Microgrid Operation and Control

Abstract

The world is moving toward renewable energy resources as a result of rising energy demand and the decline of fossil fuels. This move led to the shift of interest from the centralized conventional electric grids to decentralized smart grids. Microgrid is the basic structural unit of smart grid, it can utilize both renewable and non-renewable types of distributed generator (DG) technology. As many renewable DG technologies and storage elements are based on DC power, while many loads and devices depend on AC power, the importance of inverter-based DG technology increased. The output of these inverters in an islanded microgrid must achieve a good current sharing between DG unites in microgrid, maintaining stability and synchronization between DGs, and keeping voltages and frequencies within specific range.

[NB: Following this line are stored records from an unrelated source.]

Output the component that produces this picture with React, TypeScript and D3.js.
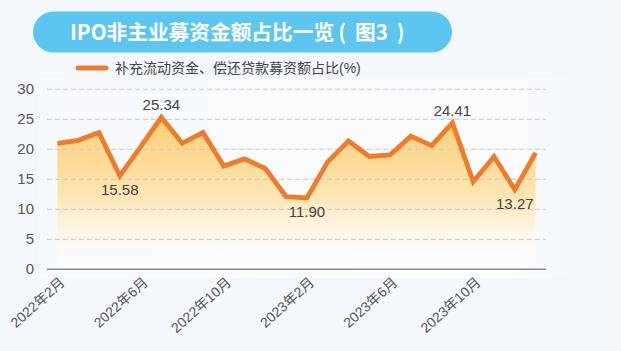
import React from "react";
import * as d3 from "d3";

const months: string[] = [
  "2022年2月", "2022年3月", "2022年4月", "2022年5月", "2022年6月", "2022年7月",
  "2022年8月", "2022年9月", "2022年10月", "2022年11月", "2022年12月", "2023年1月",
  "2023年2月", "2023年3月", "2023年4月", "2023年5月", "2023年6月", "2023年7月",
  "2023年8月", "2023年9月", "2023年10月", "2023年11月", "2023年12月", "2024年1月",
];
const values: number[] = [
  21.0, 21.5, 22.8, 15.58, 20.4, 25.34, 21.0, 22.8, 17.2, 18.4, 16.8, 12.1,
  11.9, 17.9, 21.4, 18.8, 19.05, 22.2, 20.6, 24.41, 14.6, 18.8, 13.27, 19.4,
];
const tickLabels: string[] = ["2022年2月", "2022年6月", "2022年10月", "2023年2月", "2023年6月", "2023年10月"];
const yTicks: number[] = [0, 5, 10, 15, 20, 25, 30];
const labeled: { idx: number; pos: "above" | "below" }[] = [
  { idx: 3, pos: "below" },
  { idx: 5, pos: "above" },
  { idx: 12, pos: "below" },
  { idx: 19, pos: "above" },
  { idx: 22, pos: "below" },
];
const titleMain = "IPO非主业募资金额占比一览";
const titleTag = "图3";
const legendText = "补充流动资金、偿还贷款募资额占比(%)";

const W = 621;
const H = 351;
const FONT = "'Liberation Sans', Arial, 'Noto Sans CJK SC', sans-serif";

export default function App() {
  const x = d3.scalePoint<string>().domain(months).range([47, 546]).padding(0.5);
  const y = d3.scaleLinear().domain([0, 30]).range([269.3, 89.3]);
  const line = d3
    .line<number>()
    .x((_, i) => x(months[i]) as number)
    .y((d) => y(d));
  const area = d3
    .area<number>()
    .x((_, i) => x(months[i]) as number)
    .y0(y(0))
    .y1((d) => y(d));

  return (
    <svg
      width={W}
      height={H}
      style={{ position: "fixed", left: 0, top: 0, display: "block" }}
      xmlns="http://www.w3.org/2000/svg"
    >
      <defs>
        <linearGradient id="fillGrad" gradientUnits="userSpaceOnUse" x1="0" y1={y(25)} x2="0" y2={y(2)}>
          <stop offset="0%" stopColor="#fbcf78" />
          <stop offset="55%" stopColor="#fde5b2" />
          <stop offset="100%" stopColor="#fffdf8" stopOpacity="0.4" />
        </linearGradient>
        <linearGradient id="panelGrad" x1="0" y1="0" x2="1" y2="0">
          <stop offset="0%" stopColor="#ffffff" stopOpacity="0.3" />
          <stop offset="85%" stopColor="#ffffff" stopOpacity="0.6" />
          <stop offset="100%" stopColor="#ffffff" stopOpacity="0" />
        </linearGradient>
      </defs>
      <rect x={0} y={0} width={W} height={H} fill="#f4f8fc" />
      <rect x={38} y={78} width={550} height={200} fill="url(#panelGrad)" />

      {/* title pill */}
      <rect x={33} y={11.5} width={419} height={41} rx={20.5} ry={20.5} fill="#5cc6f1" />
      <text
        x={70}
        y={39.5}
        fill="#ffffff"
        fontSize={20.7}
        fontWeight={700}
        fontFamily="'Noto Sans CJK SC', sans-serif"
      >
        {titleMain}
        <tspan dx={4}>(</tspan>
        <tspan dx={9}>{titleTag}</tspan>
        <tspan dx={9}>)</tspan>
      </text>

      {/* legend */}
      <line x1={78} y1={68} x2={106} y2={68} stroke="#f07c2c" strokeWidth={5} strokeLinecap="round" />
      <text x={115} y={73} fill="#444" fontSize={14} fontFamily={FONT}>
        {legendText}
      </text>

      {/* area */}
      <path d={area(values) || ""} fill="url(#fillGrad)" />

      {/* grid */}
      {yTicks.filter((t) => t > 0).map((t) => (
        <line
          key={t}
          x1={47}
          x2={546}
          y1={y(t)}
          y2={y(t)}
          stroke="#c8c8c8"
          strokeWidth={1}
          strokeDasharray="5,3"
        />
      ))}
      <line x1={47} x2={546} y1={y(0)} y2={y(0)} stroke="#8a8a8a" strokeWidth={1.5} />

      {/* y labels */}
      {yTicks.map((t) => (
        <text
          key={t}
          x={34}
          y={y(t) + 5}
          textAnchor="end"
          fill="#555"
          fontSize={15}
          fontFamily={FONT}
        >
          {t}
        </text>
      ))}

      {/* x labels */}
      {tickLabels.map((lab) => {
        const px = (x(lab) as number) + 5;
        const py = 280;
        return (
          <text
            key={lab}
            transform={`translate(${px},${py}) rotate(-42)`}
            textAnchor="end"
            dominantBaseline="central"
            fill="#555"
            fontSize={14}
            fontFamily={FONT}
          >
            {lab}
          </text>
        );
      })}

      {/* line */}
      <path
        d={line(values) || ""}
        fill="none"
        stroke="#ef7b2b"
        strokeWidth={4.8}
        strokeLinejoin="miter"
        strokeLinecap="butt"
      />

      {/* data labels */}
      {labeled.map(({ idx, pos }) => {
        const px = x(months[idx]) as number;
        const py = y(values[idx]);
        return (
          <text
            key={idx}
            x={px}
            y={pos === "above" ? py - 7 : py + 19}
            textAnchor="middle"
            fill="#444"
            fontSize={15}
            fontFamily={FONT}
          >
            {values[idx].toFixed(2)}
          </text>
        );
      })}
    </svg>
  );
}
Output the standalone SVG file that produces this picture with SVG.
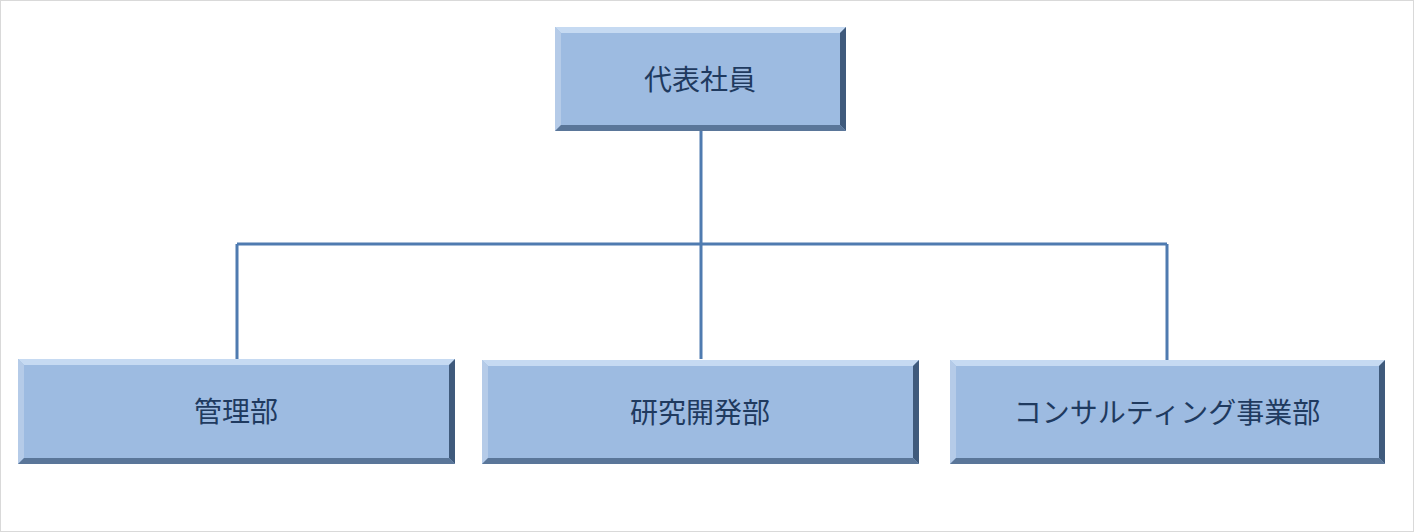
<svg xmlns="http://www.w3.org/2000/svg" width="1414" height="532" viewBox="0 0 1414 532">
<style>
.f{fill:#9dbbe1}.t{fill:#c6daf2}.l{fill:#b5cbe8}.r{fill:#3f5a7c}.b{fill:#5a7699}
.lbl{font-family:"Noto Sans CJK JP",sans-serif;font-size:28px;fill:#1f3a5f;text-anchor:middle;dominant-baseline:central}
.c{stroke:#4f7bb0;stroke-width:3;fill:none}
</style>
<rect x="0.5" y="0.5" width="1413" height="531" fill="#fff" stroke="#d9d9d9"/>
<g id="connectors">
<path class="c" d="M701 131V359M237 244H1167M237 244V359M1167 244V360"/>
</g>
<g id="n0">
<rect class="f" x="555" y="27" width="291" height="104"/>
<polygon class="t" points="555,27 846,27 840,33 561,33"/>
<polygon class="l" points="555,27 561,33 561,125 555,131"/>
<polygon class="r" points="846,27 846,131 840,125 840,33"/>
<polygon class="b" points="555,131 846,131 840,125 561,125"/>
<text class="lbl" x="700" y="78">代表社員</text>
</g>
<g id="n1">
<rect class="f" x="18" y="359" width="437" height="105"/>
<polygon class="t" points="18,359 455,359 449,365 24,365"/>
<polygon class="l" points="18,359 24,365 24,458 18,464"/>
<polygon class="r" points="455,359 455,464 449,458 449,365"/>
<polygon class="b" points="18,464 455,464 449,458 24,458"/>
<text class="lbl" x="236" y="410">管理部</text>
</g>
<g id="n2">
<rect class="f" x="482" y="360" width="437" height="104"/>
<polygon class="t" points="482,360 919,360 913,366 488,366"/>
<polygon class="l" points="482,360 488,366 488,458 482,464"/>
<polygon class="r" points="919,360 919,464 913,458 913,366"/>
<polygon class="b" points="482,464 919,464 913,458 488,458"/>
<text class="lbl" x="700" y="411">研究開発部</text>
</g>
<g id="n3">
<rect class="f" x="950" y="360" width="435" height="104"/>
<polygon class="t" points="950,360 1385,360 1379,366 956,366"/>
<polygon class="l" points="950,360 956,366 956,458 950,464"/>
<polygon class="r" points="1385,360 1385,464 1379,458 1379,366"/>
<polygon class="b" points="950,464 1385,464 1379,458 956,458"/>
<text class="lbl" x="1167" y="411">コンサルティング事業部</text>
</g>
</svg>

These criteria can be achieved with various control strategies including centralized control, master slave control, current distribution control and droop control methods. Consequently, the control and operation of microgrid is a challenging task that requires overcoming the obstacles relates to the nonlinearities and disturbances in the power system. In this thesis work, two feed-back control strategies were developed and implemented in droop control to operate multiple DG units in a microgrid. The two control strategies are state feedback control and hyperbolic tangent exponential Sliding Mode Control (SMC). The developed state feedback control provided a powerful performance with respect power sharing accuracy in steady state conditions and regulating the voltage and current disturbance caused by other DG units within the same microgrid. The proposed hyperbolic tangent exponential SMC utilizes the exponential SMC method and hyperbolic tangent reaching mode to provide robust, accurate, reliable behavior against unmodeled dynamics, hard nonlinearities, and parametric uncertainties. Furthermore, an experimental set is built to imitate a microgrid operation in real life application.